Em 20 anos de sala de aula já trabalhei com crianças de diversas idades, com adolescentes, adultos no auge da vida profissional e com os que já se aposentaram. Você pode ensinar a mesma matéria em uma escola, em um centro comunitário, em uma empresa, em uma cadeia, em uma faculdade e todas essas aulas serão diferentes. Assim como é bem diferente ensinar inglês ou português ou ensinar uma língua como lingua estrangeira, como segunda língua ou como língua materna. Você pode dar aulas a grupos ou a indivíduos. As possibilidades são múltiplas. Quase tão plurais quantos os perfis dos grupos para os quais se ensina.


2. É um belo exercício de criatividade

Toda aula é como uma excursão. O objetivo é pegar os alunos e alunas lá onde estiverem e partirmos todos juntos em direção a um lugar onde esperamos ver e experimentar coisas diferentes. Ao final da viagem, a esperança é de podermos sair desse lugar tendo aprendido algo. Organizar essa excursão exige uma imensa dose de criatividade. Claro que depois de um tempo a gente adquire experiência e a preparação de uma aula se torna mais rápida. Podemos recorrer a nossas atividades já testadas e aprovadas. Mas, mesmo assim, nós ainda temos de buscar formas de fazer com que a sequência de atividades em uma aula siga uma lógica clara, e que haja um equilíbrio entre serem desafiadoras e estimulantes, porém executáveis. Muitas vezes é difícil imaginar quanto trabalho e raciocínio estão por trás de uma aula que flui tranquilamente, onde as coisas se encaixam bem e o aprendizado acontece de forma natural. 

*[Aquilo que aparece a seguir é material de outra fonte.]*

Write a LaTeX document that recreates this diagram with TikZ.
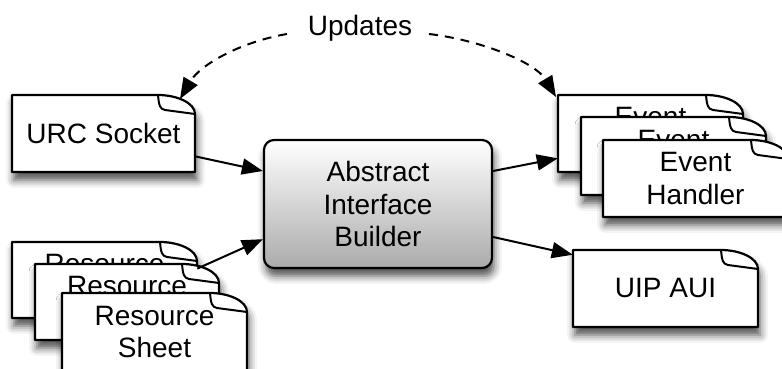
\documentclass[tikz,border=0pt]{standalone}
\usepackage{fontspec}
\setmainfont{Liberation Sans}
\usetikzlibrary{arrows.meta,shadows.blur,calc}
\tikzset{
  every node/.style={font=\fontsize{28}{32.5}\selectfont},
  docbody/.style={draw=black,line width=2.2pt,fill=white,line join=round,
    blur shadow={shadow xshift=2pt,shadow yshift=-8pt,shadow blur radius=8pt,shadow opacity=70}},
  docline/.style={draw=black,line width=2pt,line join=round},
  doctext/.style={inner sep=0pt,align=center},
  aibbox/.style={draw=black,line width=2.2pt,rounded corners=10pt,align=center,
    minimum width=228pt,minimum height=128pt,inner sep=0pt,
    top color=white,bottom color=black!33,
    blur shadow={shadow xshift=2pt,shadow yshift=-8pt,shadow blur radius=8pt,shadow opacity=70}},
  conn/.style={draw=black,line width=2pt,-{Triangle[length=21pt,width=16pt,fill=black]}},
  upd/.style={draw=black,line width=2pt,dash pattern=on 9pt off 7pt,-{Triangle[length=21pt,width=16pt,fill=black,sep=0pt]}},
}
% name, x0, y0, x1, y1, text
\newcommand{\docnode}[6]{%
  \path[docbody] (#2,#3) -- ({#4-37},#3) .. controls ({#4-18},#3) and (#4,{#3+8}) .. (#4,{#3+19}) -- (#4,#5) -- (#2,#5) -- cycle;
  \draw[docline] ({#4-37},#3) .. controls ({#4-36},{#3+11}) and ({#4-35},{#3+14}) .. ({#4-30},{#3+15}) -- (#4,{#3+19});
  \node[doctext,minimum width={#4-#2},minimum height={#5-#3}] (#1) at ({(#2+#4)/2},{(#3+#5)/2}) {#6};
}
\begin{document}
\begin{tikzpicture}[x=1pt,y=-1pt]
\useasboundingbox (0,0) rectangle (782,369);
\clip (0,0) rectangle (782,369);
% left documents
\docnode{urc}{12}{95}{195}{172}{URC Socket}
\docnode{resA}{12}{242}{197}{318}{Resource\\Sheet}
\docnode{resB}{35}{264}{219}{340}{Resource\\Sheet}
\docnode{resC}{62}{293}{247}{371}{Resource\\Sheet}
% right documents
\docnode{evA}{558}{95}{743}{172}{Event\\Handler}
\docnode{evB}{581}{117}{766}{195}{Event\\Handler}
\docnode{evC}{603}{140}{788}{217}{Event\\Handler}
\docnode{uip}{573}{250}{758}{327}{UIP AUI}
% central box
\node[aibbox] (aib) at (378,204) {Abstract\\Interface\\Builder};
% updates
\node[inner sep=2pt] (upd) at (360,28) {Updates};
\coordinate (updL) at (287,34);
\coordinate (updR) at (429,34);
\coordinate (urcTip) at (180,99);
\coordinate (evTip) at (556,97);
\draw[upd] (updL) .. controls (240,42) and (200,65) .. (urcTip);
\draw[upd] (updR) .. controls (480,40) and (535,62) .. (evTip);
% connectors
\draw[conn] (urc.-14) -- (aib.164);
\draw[conn] (resA.7) -- (aib.197);
\draw[conn] (aib.16) -- (evA.195);
\draw[conn] (aib.-16) -- (uip.160);
\end{tikzpicture}
\end{document}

3. É fonte de contato com pessoas e experiências diferentes


A sala de aula me deu oportunidade de conhecer pessoas que eu provavelmente jamais conheceria se eu tivesse tomado outro rumo profissional. Todo ano acabo conhecendo dezenas de pessoas diferentes. Já tive a oportunidade de ensinar pessoas das mais diferentes profissões, com as mais distintas situações de vida, expectativas, sonhos e histórias pra contar. Cada pessoa que já tive o prazer de ensinar me ensinou também um pouco dela mesma e, ainda que depois de alguns anos eu esqueça alguns nomes ou rostos (o tempo e a idade são fogo...) as histórias e perspectivas de cada pessoa que já ensinei influencia meu próprio jeito de ver as coisas. Isso definitivamente torna meus alunos e minhas alunas pessoas inesquecíveis. Essa possibilidade de troca com outras pessoas faz de minha profissão uma das mais interessantes do mundo. 

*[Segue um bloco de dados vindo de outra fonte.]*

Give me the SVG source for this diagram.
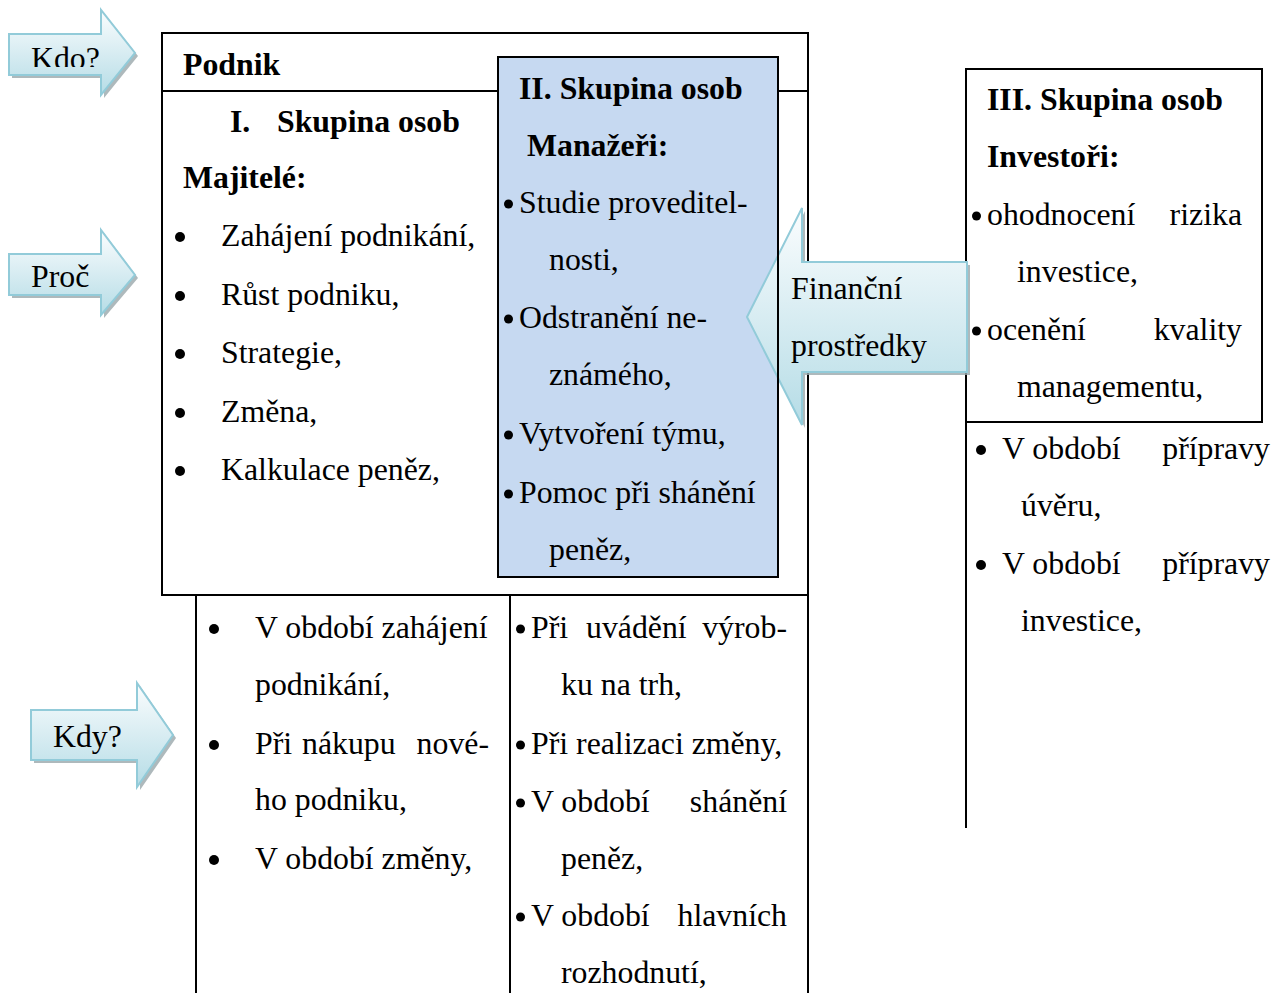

4. É um estímulo para o intelecto


Acompanhar outras pessoas em seus processos de aprendizagem acaba fazendo com que a gente aprenda muita coisa também. Todo mundo conhece aquela máxima que diz que se aprende melhor ensinando. Mas o que eu já aprendi através de minhas aulas e por causa de meus alunos e de minhas alunas vai ainda mais além. A gente tem de dominar bem o assunto que está ensinando, tentar prever que dúvidas e problemas irão surgir e já ir atrás das soluções só por precaução. Como se não bastasse isso, temos de estar prearad@s para responder às perguntas mais cabeludas que vão surgindo no meio do caminho. Não que eu como professora me sinta obrigada a ter todas as respostas do universo, mas é esperado de nós saber como e onde procurar pelas respostas. Essa constante busca pelas explicações e soluções mantém nossas mentes atentas e flexíveis. À medida que minha experiência de sala de aula aumenta, aumenta também minha habilidade de compreensão das coisas e isso é grandioso.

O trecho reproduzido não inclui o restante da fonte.